Hugs to you and yours.
Dear Vanessa,
I am so sorry for your friend’s passing. So sad. I am sure the support and kindness you showed her after her loss stayed with her til her end. I lost my best friend when I was 21, and she was 20. I was a hard, hard high school girl. Along came Suzanne, and she saved me. Simple as that. She showed me kindness, tenderness, and patience. I am now 48 and there is not a day that goes by that I don’t think of her and miss her. I am sure you and your friend always felt grateful for the gifts of love and kindness you gave to one another. But if she had a tough life as you mention, the kindnesses you showed her were immeasurable. You shared a true friendship.
Hugs,
Sarah
Vanessa, I almost don’t have any words to describe how beautiful and haunting and true this this post was. So sorry to hear of your friend’s passing – but even though your friendship was long ago, the memories created before will always last. And just when I was near tears – I see this heartwarming photo of Miles. Furry hugs will always cure melancholy. Big hugs, Vanessa. xoxo
Bittersweet yet beautiful…thank you for sharing xo
Love knowing these sweet stories of friend connections. Hugs!
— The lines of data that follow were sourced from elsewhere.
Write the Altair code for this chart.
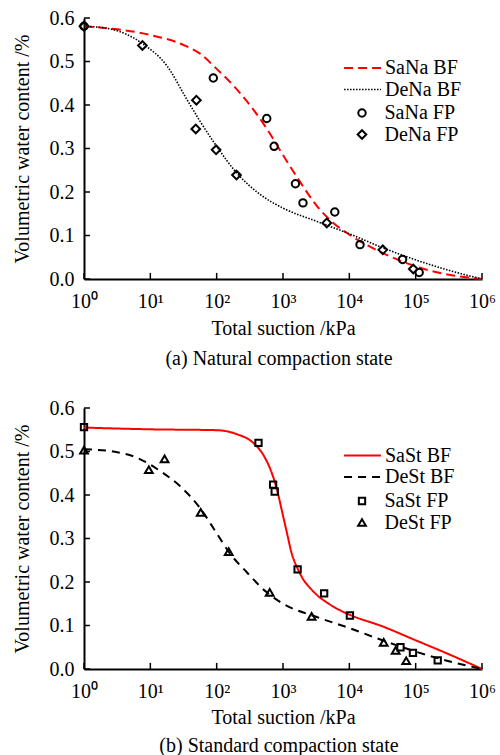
import altair as alt
import pandas as pd

FONT = "Liberation Serif"
FS = 20

# ---------------- (a) Natural compaction state ----------------
sana_bf_x = [1, 3.16, 10, 31.6, 56.2, 100, 178, 316, 562, 1000, 1780, 3160, 5620, 10000, 31600, 100000, 316000, 1000000]
sana_bf_y = [0.581, 0.574, 0.561, 0.538, 0.518, 0.483, 0.445, 0.400, 0.347, 0.285, 0.225, 0.170, 0.130, 0.102, 0.060, 0.029, 0.010, 0.0]

dena_bf_x = [1, 2.45, 7.8, 17.8, 35.5, 56, 100, 200, 447, 1000, 3160, 10000, 31600, 100000, 316000, 1000000]
dena_bf_y = [0.581, 0.575, 0.540, 0.490, 0.413, 0.363, 0.305, 0.244, 0.195, 0.163, 0.133, 0.104, 0.072, 0.044, 0.020, 0.0]

sana_fp_x = [1, 89, 569, 735, 1540, 2000, 6040, 14500, 63500, 113000]
sana_fp_y = [0.581, 0.462, 0.369, 0.305, 0.219, 0.175, 0.154, 0.079, 0.045, 0.015]

dena_fp_x = [1, 7.6, 49.5, 48.4, 98, 199, 4570, 31900, 92000]
dena_fp_y = [0.581, 0.537, 0.411, 0.345, 0.297, 0.239, 0.129, 0.067, 0.023]

# ---------------- (b) Standard compaction state ----------------
sast_bf_x = [1, 10, 100, 200, 355, 501, 676, 813, 955, 1150, 1350, 1660, 2000, 2570, 3550, 4470, 6460, 10000, 31600, 100000, 316000, 1000000]
sast_bf_y = [0.555, 0.551, 0.549, 0.540, 0.520, 0.493, 0.451, 0.412, 0.366, 0.312, 0.266, 0.231, 0.207, 0.186, 0.165, 0.154, 0.139, 0.125, 0.098, 0.066, 0.034, 0.0]

dest_bf_x = [1, 2.45, 6.2, 14.1, 28.2, 56.2, 100, 158, 282, 562, 1000, 3160, 10000, 31600, 100000, 316000, 1000000]
dest_bf_y = [0.505, 0.501, 0.486, 0.455, 0.420, 0.370, 0.312, 0.266, 0.223, 0.177, 0.150, 0.120, 0.094, 0.066, 0.040, 0.018, 0.0]

sast_fp_x = [1, 427, 710, 750, 1660, 4170, 10200, 59000, 91000, 215000]
sast_fp_y = [0.556, 0.520, 0.424, 0.408, 0.229, 0.174, 0.123, 0.050, 0.037, 0.020]

dest_fp_x = [1, 9.5, 16.4, 57.5, 152, 630, 2700, 33000, 50000, 72000]
dest_fp_y = [0.503, 0.458, 0.483, 0.360, 0.270, 0.176, 0.121, 0.061, 0.043, 0.019]

x_ticks = [1, 10, 100, 1000, 10000, 100000, 1000000]
y_ticks = [0.0, 0.1, 0.2, 0.3, 0.4, 0.5, 0.6]

W, H = 398, 261


def long_df(names, xs, ys, key):
    rows = []
    for n, xv, yv in zip(names, xs, ys):
        for a, b in zip(xv, yv):
            rows.append({key: n, "suction": a, "theta": b})
    return pd.DataFrame(rows)


def panel(curve_names, curve_x, curve_y, curve_colors, curve_dash, curve_widths,
          pt_names, pt_x, pt_y, pt_shapes, pt_sizes, caption,
          line_leg_y, pt_leg_y, cap_offset, title_pad):
    xscale = alt.Scale(type="log", domain=[1, 1000000], nice=False)
    yscale = alt.Scale(domain=[0, 0.6], nice=False, zero=False)
    xaxis = alt.Axis(values=x_ticks, title="Total suction /kPa", ticks=False, tickSize=0,
                     labelFont=FONT, titleFont=FONT, labelFontSize=FS, titleFontSize=FS,
                     labelPadding=12.5, titlePadding=title_pad, labelFlush=False, labelOverlap=False,
                     labelExpr="'10' + ['\u2070','\u00b9','\u00b2','\u00b3','\u2074','\u2075','\u2076'][round(log(datum.value)/LN10)]")
    yaxis = alt.Axis(values=y_ticks, format=".1f", title="Volumetric water content /%",
                     labelFont=FONT, titleFont=FONT, labelFontSize=FS, titleFontSize=FS,
                     ticks=False, tickSize=0, labelPadding=10, titlePadding=17,
                     labelFlush=False, labelOverlap=False)

    cdf = long_df(curve_names, curve_x, curve_y, "curve")
    pdf = long_df(pt_names, pt_x, pt_y, "series")

    line_leg = alt.Legend(title=None, orient="none", legendX=268.5, legendY=line_leg_y,
                          symbolType="M-4,0H4", symbolSize=85, labelFont=FONT,
                          labelFontSize=FS, labelColor="black", padding=0,
                          rowPadding=1.5, labelOffset=12.5)
    pt_leg = alt.Legend(title=None, orient="none", legendX=268, legendY=pt_leg_y,
                        labelFont=FONT, labelFontSize=FS, labelColor="black", padding=0,
                        rowPadding=1.5, labelOffset=12.5, symbolStrokeWidth=2,
                        symbolStrokeColor="black", symbolFillColor="transparent")

    lines = alt.Chart(cdf).mark_line(interpolate="monotone").encode(
        x=alt.X("suction:Q", scale=xscale, axis=xaxis),
        y=alt.Y("theta:Q", scale=yscale, axis=yaxis),
        color=alt.Color("curve:N", scale=alt.Scale(domain=curve_names, range=curve_colors), legend=line_leg),
        strokeDash=alt.StrokeDash("curve:N", scale=alt.Scale(domain=curve_names, range=curve_dash), legend=line_leg),
        strokeWidth=alt.StrokeWidth("curve:N", scale=alt.Scale(domain=curve_names, range=curve_widths), legend=line_leg),
    )

    pts = alt.Chart(pdf).mark_point(filled=False, color="black", strokeWidth=2, opacity=1).encode(
        x=alt.X("suction:Q"),
        y=alt.Y("theta:Q"),
        shape=alt.Shape("series:N", scale=alt.Scale(domain=pt_names, range=pt_shapes), legend=pt_leg),
        size=alt.Size("series:N", scale=alt.Scale(domain=pt_names, range=pt_sizes), legend=pt_leg),
    )

    xt = alt.Chart(pd.DataFrame({"suction": x_ticks})).mark_rule(color="black", strokeWidth=1.5).encode(
        x=alt.X("suction:Q"),
        y=alt.datum(0),
        y2=alt.datum(0.014),
    )
    yt = alt.Chart(pd.DataFrame({"theta": y_ticks})).mark_rule(color="black", strokeWidth=1.5).encode(
        y=alt.Y("theta:Q"),
        x=alt.datum(1),
        x2=alt.datum(1.23),
    )

    return alt.layer(lines, pts, xt, yt).properties(
        width=W, height=H,
        title=alt.TitleParams(caption, orient="bottom", anchor="middle", offset=cap_offset, dx=-4),
    )


top = panel(
    ["SaNa BF", "DeNa BF"], [sana_bf_x, dena_bf_x], [sana_bf_y, dena_bf_y],
    ["#ff0000", "#000000"], [[9, 5], [1.5, 1.5]], [2, 1.6],
    ["SaNa FP", "DeNa FP"], [sana_fp_x, dena_fp_x], [sana_fp_y, dena_fp_y],
    ["circle", "diamond"], [55, 75],
    "(a) Natural compaction state", 40, 85, 10.5, 6.5,
)

bottom = panel(
    ["SaSt BF", "DeSt BF"], [sast_bf_x, dest_bf_x], [sast_bf_y, dest_bf_y],
    ["#ff0000", "#000000"], [[1, 0], [8, 6]], [2, 2],
    ["SaSt FP", "DeSt FP"], [sast_fp_x, dest_fp_x], [sast_fp_y, dest_fp_y],
    ["square", "triangle-up"], [40, 60],
    "(b) Standard compaction state", 37.5, 83, 8.5, 5.5,
)

chart = alt.vconcat(top, bottom, spacing=29).resolve_scale(
    color="independent", strokeDash="independent", strokeWidth="independent",
    shape="independent", size="independent",
).resolve_legend(
    color="independent", strokeDash="independent", strokeWidth="independent",
    shape="independent", size="independent",
).properties(
    padding={"left": 12, "top": 8, "right": 0, "bottom": 0}
).configure_axis(
    labelFont=FONT, titleFont=FONT, labelFontSize=FS, titleFontSize=FS,
    titleFontWeight="normal", labelColor="black", titleColor="black",
    domainColor="black", domainWidth=2, grid=False,
).configure_view(stroke=None).configure_title(
    font=FONT, fontSize=FS, fontWeight="normal", color="black"
).configure_legend(labelFont=FONT)

chart.save("out.html", embed_options={"renderer": "svg", "actions": False})
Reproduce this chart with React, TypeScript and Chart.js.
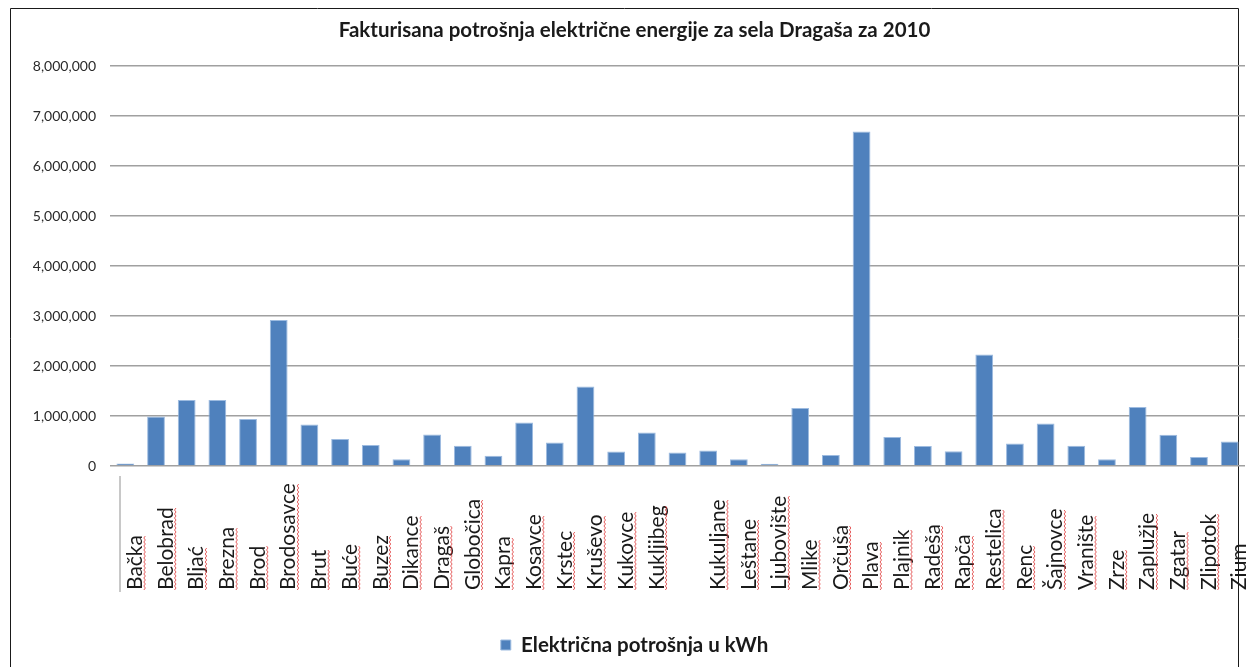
import React, { useEffect, useRef } from "react";
import { Chart, registerables } from "chart.js";

Chart.register(...registerables);

const TITLE = "Fakturisana potrošnja električne energije za sela Dragaša za 2010";
const SERIES_NAME = "Električna potrošnja u kWh";

const categories = [
  "Bačka", "Belobrad", "Bljać", "Brezna", "Brod", "Brodosavce", "Brut", "Buće",
  "Buzez", "Dikance", "Dragaš", "Globočica", "Kapra", "Kosavce", "Krstec",
  "Kruševo", "Kukovce", "Kukljibeg", "", "Kukuljane", "Leštane", "Ljubovište",
  "Mlike", "Orčuša", "Plava", "Plajnik", "Radeša", "Rapča", "Restelica", "Renc",
  "Šajnovce", "Vranište", "Zrze", "Zaplužje", "Zgatar", "Zlipotok", "Zium",
];

const consumption = [
  50000, 990000, 1320000, 1320000, 940000, 2920000, 830000, 540000,
  420000, 135000, 630000, 405000, 205000, 870000, 470000,
  1590000, 290000, 670000, 270000, 310000, 135000, 45000,
  1160000, 220000, 6690000, 580000, 400000, 295000, 2230000, 450000,
  850000, 405000, 135000, 1180000, 625000, 180000, 490000,
];

const yTicks = [0, 1000000, 2000000, 3000000, 4000000, 5000000, 6000000, 7000000, 8000000];

const BAR_COLOR = "#4f81bd";

const framePlugin = {
  id: "frame",
  beforeDraw(chart: any) {
    const ctx = chart.ctx;
    ctx.save();
    ctx.fillStyle = "#ffffff";
    ctx.fillRect(0, 0, chart.width, chart.height);
    ctx.strokeStyle = "#1a1a1a";
    ctx.lineWidth = 1;
    ctx.beginPath();
    ctx.moveTo(10.5, chart.height + 5);
    ctx.lineTo(10.5, 8.5);
    ctx.lineTo(1238.5, 8.5);
    ctx.lineTo(1238.5, chart.height + 5);
    ctx.stroke();
    ctx.restore();
  },
};

const xLabelPlugin = {
  id: "xLabels",
  afterDraw(chart: any) {
    const ctx = chart.ctx;
    const x = chart.scales.x;
    const baseY = 590;
    ctx.save();
    ctx.strokeStyle = "#c8c8c8";
    ctx.lineWidth = 2;
    ctx.beginPath();
    ctx.moveTo(120, 476);
    ctx.lineTo(120, 592);
    ctx.stroke();
    ctx.font = "21px Lato";
    ctx.fillStyle = "#1a1a1a";
    categories.forEach((lab, i) => {
      if (!lab) return;
      const px = x.getPixelForValue(i) + 10;
      ctx.save();
      ctx.translate(px, baseY);
      ctx.rotate(-Math.PI / 2);
      ctx.textAlign = "left";
      ctx.textBaseline = "middle";
      ctx.fillText(lab, 0, 0);
      const w = ctx.measureText(lab).width;
      ctx.strokeStyle = "rgba(220,40,40,0.75)";
      ctx.lineWidth = 1;
      ctx.beginPath();
      const off = 8.5;
      for (let t = 0; t <= w; t += 2) {
        const yy = off + ((t / 2) % 2 === 0 ? 0 : 1.5);
        if (t === 0) ctx.moveTo(t, yy);
        else ctx.lineTo(t, yy);
      }
      ctx.stroke();
      ctx.restore();
    });
    ctx.restore();
  },
};

export default function App() {
  const ref = useRef<HTMLCanvasElement>(null);
  useEffect(() => {
    document.body.style.margin = "0";
    const chart = new Chart(ref.current as HTMLCanvasElement, {
      type: "bar",
      data: {
        labels: categories,
        datasets: [
          {
            label: SERIES_NAME,
            data: consumption,
            backgroundColor: BAR_COLOR,
            borderColor: "#9dbbe0",
            borderWidth: 1,
            barPercentage: 0.58,
            categoryPercentage: 1,
          },
        ],
      },
      options: {
        responsive: false,
        animation: false,
        layout: { padding: { left: 24, right: 1, top: 0, bottom: 1.75 } },
        plugins: {
          title: {
            display: true,
            text: TITLE,
            color: "#1a1a1a",
            font: { family: "Lato", size: 20.5, weight: "bold" },
            padding: { top: 17.7, bottom: 23.7 },
          },
          legend: {
            position: "bottom",
            labels: {
              boxWidth: 10,
              boxHeight: 10,
              padding: 10,
              color: "#1a1a1a",
              font: { family: "Lato", size: 20.5, weight: "bold" },
            },
          },
          tooltip: { enabled: false },
        },
        scales: {
          x: {
            grid: { display: false },
            border: { display: false },
            ticks: { display: false },
            afterFit: (s: any) => {
              s.height = 158.75;
            },
          },
          y: {
            min: 0,
            max: 8000000,
            afterBuildTicks: (s: any) => {
              s.ticks = yTicks.map((v) => ({ value: v }));
            },
            ticks: {
              padding: 14,
              color: "#2a2a2a",
              font: { family: "Lato", size: 14 },
              callback: (v: any) => Number(v).toLocaleString("en-US"),
            },
            grid: { color: "#a0a0a0", lineWidth: 1.6, drawTicks: false },
            border: { display: false },
            afterFit: (s: any) => {
              s.width = 86;
            },
          },
        },
      },
      plugins: [framePlugin, xLabelPlugin],
    });
    return () => chart.destroy();
  }, []);
  return (
    <div style={{ position: "absolute", left: 0, top: 0, width: 1246, height: 667, background: "#fff" }}>
      <canvas ref={ref} width={1246} height={667} />
    </div>
  );
}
Isn’t that so peculiar the way things work out? I agree with Elizabeth. This is very bittersweet. I am sorry to hear of your friend’s passing, even if you had not spoken in quite some time. It always comes as a shock. A few months ago some people from high school were taken away from us in a car crash. They were only in their late teens. So strange how things work out. Blessings to you though Vanessa, you are truly an intuitive soul.
this is a beautiful story xxx
Absolutely lovely story Vanessa! You are an inspiration for storytelling! People come in our lives for reasons, seasons, or lifetimes. I believe this is true. One thought of her in that cool breeze, was her saying hello to those in her life that had touched her while she was still on earth, she saw your thoughts about her (maybe she put them there), then she sent the owl to make sure you knew it was her. blessings to you, you are such a wonderful soul!!
My lost friends always come back to me in first spring days. I guess they miss the sun as much as I do.